Tuesday, January 25, 2011
Love to learn!
I actually like knowing the details of where my foods are raised.
Sometimes I read food labels just to find out where the food I am eating came from, and then I take a moment to bless the people and area that were involved. I think about what a vast team is needed for me to be munching: the person selling the seed or the animal, the person tending, harvesting, shipping, the trucker, the person who stocks the shelves and rings up the purchase.
I get a kick out of seeing the name of a town that I know printed on the product: a town in British Columbia cited for having raised the blueberries I sprinkle on my morning cereal, which in turn was from a company in my home town in La Jolla.
Aiming to be a locavor, or one who only eats locally grown products is a good thing; I believe in supporting my immediate neighbors as much as possible. But there still is some quite good about recognizing the global unity of food production.
Anyway, I decided to post about this topic as I was drinking some tea this morning.
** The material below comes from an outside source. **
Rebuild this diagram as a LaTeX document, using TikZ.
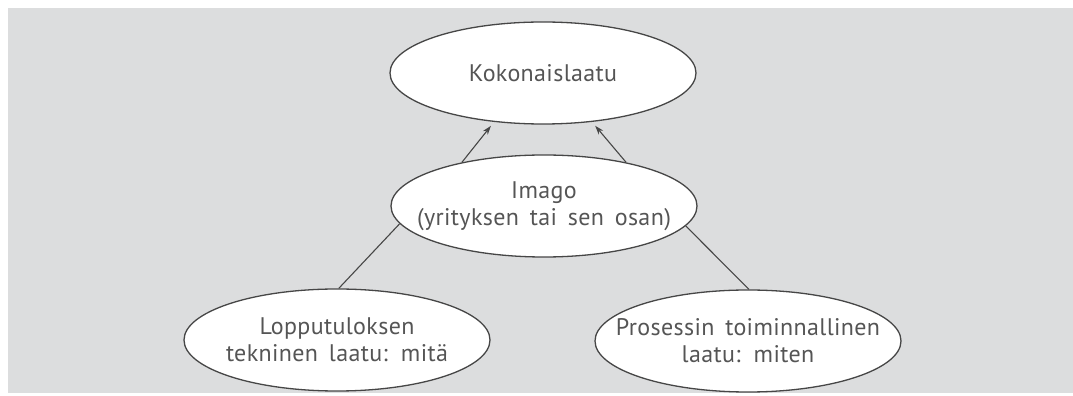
\documentclass[tikz,border=0pt]{standalone}
\usepackage{fontspec}
\setmainfont{PT Sans}[LetterSpace=1.5,WordSpace=1.6]
\usetikzlibrary{shapes.geometric,arrows.meta}
\definecolor{bggray}{RGB}{220,221,222}
\definecolor{linegray}{RGB}{70,70,70}
\definecolor{textgray}{RGB}{85,85,85}
\tikzset{
  oval/.style={ellipse, draw=linegray, line width=1.3pt, fill=white,
    minimum width=306pt, minimum height=102pt, inner xsep=-60pt, inner ysep=-20pt,
    align=center, text=textgray, font=\fontsize{24}{27}\selectfont},
  conn/.style={draw=linegray, line width=1.1pt},
  arr/.style={conn, -{Stealth[length=9pt,width=6pt]}, shorten >=5pt}
}
\begin{document}
\begin{tikzpicture}[x=1pt,y=1pt]
\useasboundingbox (0,0) rectangle (1073,396);
\fill[white] (0,0) rectangle (1073,396);
\fill[bggray] (8,3) rectangle (1073,388);
\node[oval] (top) at (543,323) {Kokonaislaatu};
\node[oval] (mid) at (544,190) {Imago\\(yrityksen tai sen osan)};
\node[oval] (bl) at (337,56) {Lopputuloksen\\tekninen laatu: mitä};
\node[oval] (br) at (748,55) {Prosessin toiminnallinen\\laatu: miten};
\draw[arr] (mid.152) -- (top.-135);
\draw[arr] (mid.28) -- (top.-45);
\draw[conn] (mid.187) -- (bl.88);
\draw[conn] (mid.-8) -- (br.89);
\end{tikzpicture}
\end{document}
It was a nice green tea, with roses and hibiscus and cherry blossoms and such. The thing is that just recently I have discovered that my level of tea sophistication is a lot lower than I had imagined.
I was searching for a resource for a good oolong, when I came upon THIS site. (click on each picture to get more details about each tea. No really...take a moment and explore a bit...you will be amazed.)
The site's home page.HERE
Oh my goodness.
Suddenly I realized I was like the high school kid who has been swilling Boones Farm Strawberry Hill and thinks they are totally knowlegeable about wine.
I know nothing...nothing! about tea. I know even less about the geographic areas of tea production.
But soon, very soon, I hope to remedy that fact.
Do tell: I am the only one who was clueless about artisan teas? Have you ever steeped a cup of Monkey Picked or Dragon Ball tea? Or savored a cup of Hairy Crab Oolong with a friend?
Does the idea of paying $50 for a quarter pound of tea leave you shaking your head? (Even though a quarter pound of such tea will result in many more servings than a $50 bottle of fine wine.)
The antioxidant value of red wine has been praised as being good for one's health; the antioxidant value of tea is the same or better with a lot less calories.
Something to ponder. Maybe being a wine snob will eventually be inferior to being a tea snob.
And at least I can drink tea at work...which I am running late for as usual!